New Zealand is lying relatively low amid increased tensions in the East China Sea dispute between China, and the United States and its allies, and seems determined not to criticise anyone.

Foreign Minister Murray McCully told the Herald today: "We regard anything that lifts the level of tension in the region as unhelpful and we are hoping to see some constructive dialogue between the parties reduce tensions in the immediate future."

Asked if either China's declaration of an air defence zone around disputed islands with Japan or the un-notified flights of unarmed US bombers and Japanese and South Korean aircraft through the zone were ''unhelpful," Mr McCully said he did not want to provide "a running commentary" of actions of any specific country.

"We would simply say that anything that lifts the level of tension is unhelpful and we hope that the parties are going to be able to find a good basis for understanding going forward."


US Vice-President Joe Biden is due to visit Beijing next week on a pre-arranged trip.
Mr McCully said the issue had arisen in an unexpected way. "I don't think this was foreseen by the neighbourhood."

"There has been quite a strong focus on the maritime issues and this is the first time we have seen the same issues arise in relation to air space."

He has issued no statement on the matter.

US has formal security alliances with Japan, Australia and South Korea.

New Zealand has an intelligence alliance with the US as part of the Five Eyes arrangement among the US, UK, Australia, Canada and New Zealand.
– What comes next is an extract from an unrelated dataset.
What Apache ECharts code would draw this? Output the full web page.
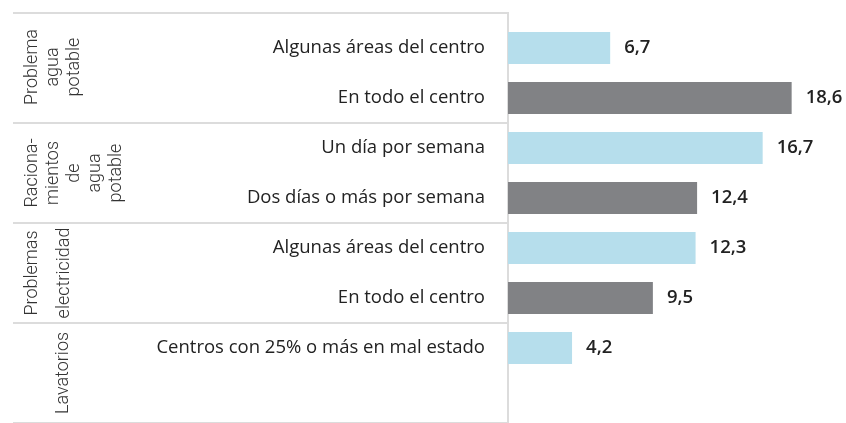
<!DOCTYPE html>
<html>
<head>
<meta charset="utf-8">
<script src="https://cdn.jsdelivr.net/npm/echarts@6/dist/echarts.min.js"></script>
<style>
html,body{margin:0;padding:0;background:#fff;}
#main{width:846px;height:423px;}
</style>
</head>
<body>
<div id="main"></div>
<script>
// categorias (la ultima fila queda vacia bajo "Lavatorios")
var categorias = ['Algunas áreas del centro', 'En todo el centro', 'Un día por semana', 'Dos días o más por semana',
	'Algunas áreas del centro ', 'En todo el centro ', 'Centros con 25% o más en mal estado', ''];
var valores = [6.7, 18.6, 16.7, 12.4, 12.3, 9.5, 4.2];
var grupos = ['Problema\nagua\npotable', 'Raciona-\nmientos\nde\nagua\npotable', 'Problemas\nelectricidad', 'Lavatorios'];
var colores = ['#b6deec', '#818285'];

var fuente = 'Open Sans';
var fuenteGrupo = 'Roboto';
var myChart = echarts.init(document.getElementById('main'));

var option = {
	animation: false,
	grid: {
		left: 508,
		right: 33,
		top: 23,
		bottom: -2
	},
	xAxis: {
		type: 'value',
		min: 0,
		max: 20,
		show: false
	},
	yAxis: [
		{
			type: 'category',
			data: categorias,
			inverse: true,
			axisLine: { show: true, lineStyle: { color: '#dcdcdc', width: 2 } },
			axisTick: { show: false },
			axisLabel: {
				interval: 0,
				margin: 23,
				color: '#222',
				fontFamily: fuente,
				fontSize: 18.5,
				formatter: function (v) { return v.trim(); }
			}
		},
		{
			type: 'category',
			data: grupos,
			inverse: true,
			position: 'left',
			axisLine: { show: false },
			axisTick: {
				show: true,
				length: 495,
				interval: function (i) { return i > 0; },
				lineStyle: { color: '#dcdcdc', width: 2 }
			},
			axisLabel: {
				interval: 0,
				hideOverlap: false,
				rotate: 90,
				margin: 486,
				align: 'center',
				verticalAlign: 'top',
				color: '#333',
				fontFamily: fuenteGrupo,
				fontWeight: 300,
				fontSize: 18,
				lineHeight: 21,
				rich: {
					p: { fontFamily: fuenteGrupo, fontWeight: 300, fontSize: 18, color: '#333', lineHeight: 21, padding: [0, 0, 0, 12] },
					a: { fontFamily: fuenteGrupo, fontWeight: 300, fontSize: 18, color: '#333', lineHeight: 21 },
					b: { fontFamily: fuenteGrupo, fontWeight: 300, fontSize: 18, color: '#333', lineHeight: 42 },
					c: { fontFamily: fuenteGrupo, fontWeight: 300, fontSize: 18, color: '#333', lineHeight: 82 }
				},
				formatter: function (v, i) {
					var l = v.split('\n');
					if (i == 0) return l.map(function (s) { return '{p|' + s + '}'; }).join('\n');
					if (i == 2) return '{a|' + l[0] + '}\n{b|' + l[1] + '}';
					if (i == 3) return '{c|' + v + '}';
					return v;
				}
			}
		}
	],
	graphic: [
		{
			type: 'polyline',
			shape: { points: [[13, 13], [508, 13], [508, 24]] },
			style: { stroke: '#dcdcdc', lineWidth: 2, fill: null }
		}
	],
	series: [
		{
			type: 'bar',
			yAxisIndex: 0,
			barWidth: 32,
			data: valores,
			itemStyle: {
				color: function (p) { return colores[p.dataIndex % 2]; }
			},
			label: {
				show: true,
				position: 'right',
				distance: 14,
				color: '#222',
				fontFamily: fuente,
				fontWeight: 600,
				fontSize: 18.5,
				formatter: function (p) { return p.value.toFixed(1).replace('.', ','); }
			}
		}
	]
};

myChart.setOption(option);
</script>
</body>
</html>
But the previous three-way security alliance under the ANZUS Treaty (US, Australia, New Zealand) is defunct.

Defence Minister Jonathan Coleman last year signed the Washington Declaration with former US Defence Secretary Leon Panetta but it is a co-operation agreement, not an alliance, and the United States' Navy still refuses to enter New Zealand ports because of New Zealand's anti-nuclear laws.

Dr Coleman was coincidentally in Beijing today for pre-arranged talks with China's Defence Minister General Chang Wanquan and the Air Defence Identification Zone was discussed, Dr Coleman said in a statement.
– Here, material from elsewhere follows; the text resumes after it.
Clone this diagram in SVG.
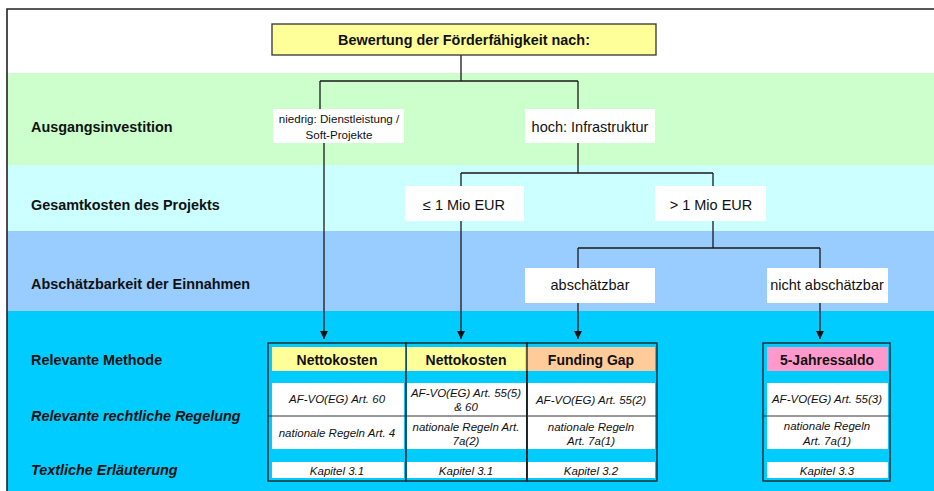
<svg xmlns="http://www.w3.org/2000/svg" width="934" height="491" viewBox="0 0 934 491">
<style>
text{font-family:"Liberation Sans",Arial,sans-serif;fill:#111;}
.lab{font-size:14.4px;font-weight:bold;}
.labi{font-size:14.4px;font-weight:bold;font-style:italic;}
.box{fill:#fff;stroke:none;}
.t13{font-size:14.5px;text-anchor:middle;}
.t11{font-size:11.6px;text-anchor:middle;}
.ttl{font-size:14.4px;font-weight:bold;text-anchor:middle;}
.hd{font-size:14px;font-weight:bold;text-anchor:middle;}
.it{font-size:11.5px;font-style:italic;text-anchor:middle;}
.col{fill:#00CCFF;stroke:#1a1a1a;stroke-width:1.3;}
.cell{fill:#fff;}
.div{stroke:#333;stroke-width:1;}
.con{fill:none;stroke:#1a1a1a;stroke-width:1.3;}
</style>
<defs>
<marker id="arr" viewBox="0 0 10 10" refX="10" refY="5" markerWidth="8" markerHeight="8" markerUnits="userSpaceOnUse" orient="auto">
<path d="M0,0 L10,5 L0,10 Z" fill="#111"/>
</marker>
</defs>
<g id="background">
<rect x="0" y="0" width="934" height="491" fill="#fff"/>
<rect x="7" y="9" width="927" height="64" fill="#fff"/>
<rect x="7" y="73" width="927" height="92" fill="#CCFFCC"/>
<rect x="7" y="165" width="927" height="66" fill="#CCFFFF"/>
<rect x="7" y="231" width="927" height="80" fill="#99CCFF"/>
<rect x="7" y="311" width="927" height="180" fill="#00CCFF"/>
<path d="M7,491 V9 H934" fill="none" stroke="#222" stroke-width="1.6"/>
</g>
<g id="row-labels">
<text class="lab" x="31" y="132">Ausgangsinvestition</text>
<text class="lab" x="31" y="210">Gesamtkosten des Projekts</text>
<text class="lab" x="31" y="289">Abschätzbarkeit der Einnahmen</text>
<text class="lab" x="31" y="365">Relevante Methode</text>
<text class="labi" x="31" y="421">Relevante rechtliche Regelung</text>
<text class="labi" x="31" y="475">Textliche Erläuterung</text>
</g>
<g id="connectors">
<path class="con" d="M461,55 V81 M320,81 H578 M320,81 V109 M578,81 V109"/>
<path class="con" d="M578,143 V173 M461,173 H713 M461,173 V186 M713,173 V186"/>
<path class="con" d="M713,221 V248 M578,248 H820 M578,248 V270 M820,248 V270"/>
<path class="con" d="M324,143 V339" marker-end="url(#arr)"/>
<path class="con" d="M461,221 V339" marker-end="url(#arr)"/>
<path class="con" d="M578,303 V339" marker-end="url(#arr)"/>
<path class="con" d="M820,303 V339" marker-end="url(#arr)"/>
</g>
<g id="title">
<rect x="272" y="24" width="384" height="31" fill="#FFFF99" stroke="#333" stroke-width="1.3"/>
<text class="ttl" x="464" y="45">Bewertung der Förderfähigkeit nach:</text>
</g>
<g id="niedrig">
<rect class="box" x="273" y="109" width="131" height="34"/>
<text class="t11" x="339" y="123">niedrig: Dienstleistung /</text>
<text class="t11" x="339" y="139">Soft-Projekte</text>
</g>
<g id="hoch">
<rect class="box" x="525" y="109" width="130" height="34"/>
<text class="t13" x="590" y="132">hoch: Infrastruktur</text>
</g>
<g id="le1mio">
<rect class="box" x="405" y="186" width="119" height="35"/>
<text class="t13" x="464" y="210">≤ 1 Mio EUR</text>
</g>
<g id="gt1mio">
<rect class="box" x="655" y="186" width="111" height="35"/>
<text class="t13" x="711" y="210">&gt; 1 Mio EUR</text>
</g>
<g id="abschaetzbar">
<rect class="box" x="525" y="268" width="130" height="35"/>
<text class="t13" x="590" y="290">abschätzbar</text>
</g>
<g id="nicht-abschaetzbar">
<rect class="box" x="767" y="268" width="121" height="35"/>
<text class="t13" x="827" y="290">nicht abschätzbar</text>
</g>
<g id="col-nettokosten-1">
<rect class="col" x="268" y="343" width="138" height="138"/>
<rect x="272" y="347" width="134" height="24" fill="#FFFF99"/>
<rect class="cell" x="272" y="383" width="132" height="66"/>
<rect class="cell" x="272" y="462" width="132" height="16"/>
<line class="div" x1="268" y1="416" x2="406" y2="416"/>
<text class="hd" x="337" y="365">Nettokosten</text>
<text class="it" x="337" y="403">AF-VO(EG) Art. 60</text>
<text class="it" x="337" y="437">nationale Regeln Art. 4</text>
<text class="it" x="337" y="475">Kapitel 3.1</text>
</g>
<g id="col-nettokosten-2">
<rect class="col" x="406" y="343" width="121" height="138"/>
<rect x="407" y="347" width="118" height="24" fill="#FFFF99"/>
<rect class="cell" x="407" y="383" width="119" height="66"/>
<rect class="cell" x="407" y="462" width="119" height="16"/>
<line class="div" x1="406" y1="416" x2="527" y2="416"/>
<text class="hd" x="466" y="365">Nettokosten</text>
<text class="it" x="466" y="397">AF-VO(EG) Art. 55(5)</text>
<text class="it" x="466" y="411">&amp; 60</text>
<text class="it" x="466" y="431">nationale Regeln Art.</text>
<text class="it" x="466" y="445">7a(2)</text>
<text class="it" x="466" y="475">Kapitel 3.1</text>
</g>
<g id="col-funding-gap">
<rect class="col" x="527" y="343" width="130" height="138"/>
<rect x="525" y="347" width="130" height="24" fill="#FFCC99"/>
<line x1="527" y1="343" x2="527" y2="481" stroke="#1a1a1a" stroke-width="1.3"/>
<rect class="cell" x="528" y="383" width="127" height="66"/>
<rect class="cell" x="528" y="462" width="127" height="16"/>
<line class="div" x1="527" y1="416" x2="657" y2="416"/>
<text class="hd" x="591" y="365">Funding Gap</text>
<text class="it" x="591" y="404">AF-VO(EG) Art. 55(2)</text>
<text class="it" x="591" y="431">nationale Regeln</text>
<text class="it" x="591" y="445">Art. 7a(1)</text>
<text class="it" x="591" y="475">Kapitel 3.2</text>
</g>
<g id="col-5-jahressaldo">
<rect class="col" x="763" y="343" width="127" height="138"/>
<rect x="767" y="347" width="121" height="24" fill="#FF99CC"/>
<rect class="cell" x="767" y="383" width="121" height="66"/>
<rect class="cell" x="767" y="462" width="121" height="16"/>
<line class="div" x1="763" y1="416" x2="890" y2="416"/>
<text class="hd" x="827" y="365">5-Jahressaldo</text>
<text class="it" x="827" y="403">AF-VO(EG) Art. 55(3)</text>
<text class="it" x="827" y="430">nationale Regeln</text>
<text class="it" x="827" y="445">Art. 7a(1)</text>
<text class="it" x="827" y="475">Kapitel 3.3</text>
</g>
</svg>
New Zealand's position contrasts markedly with Australia's since last weekend, when China unilaterally declared an Air Defence Identification Zone around what it calls Diaoyu Islands and Japan calls Senkaku.

Australia's Foreign Minister Julie Bishop this week ordered that China's ambassador be called in to hear the Australian Government's concerns at the unilateral declaration of an air defence zone. She has made critical comments in the news media, although they have not been posted on her ministerial website as is the practice.

Beijing called Ms Bishop comments ''irresponsible" and called on Australia to "immediately correct its mistake, so as to avoid damaging China-Australia relations."

She has since restated her concerns and been backed up by Prime Minister Tony Abbott.

The EU High Representative Catherine Ashton today issued a statement expressing concern at China's actions saying "the development heightens the risk of escalation and contributes to raising tensions in the region."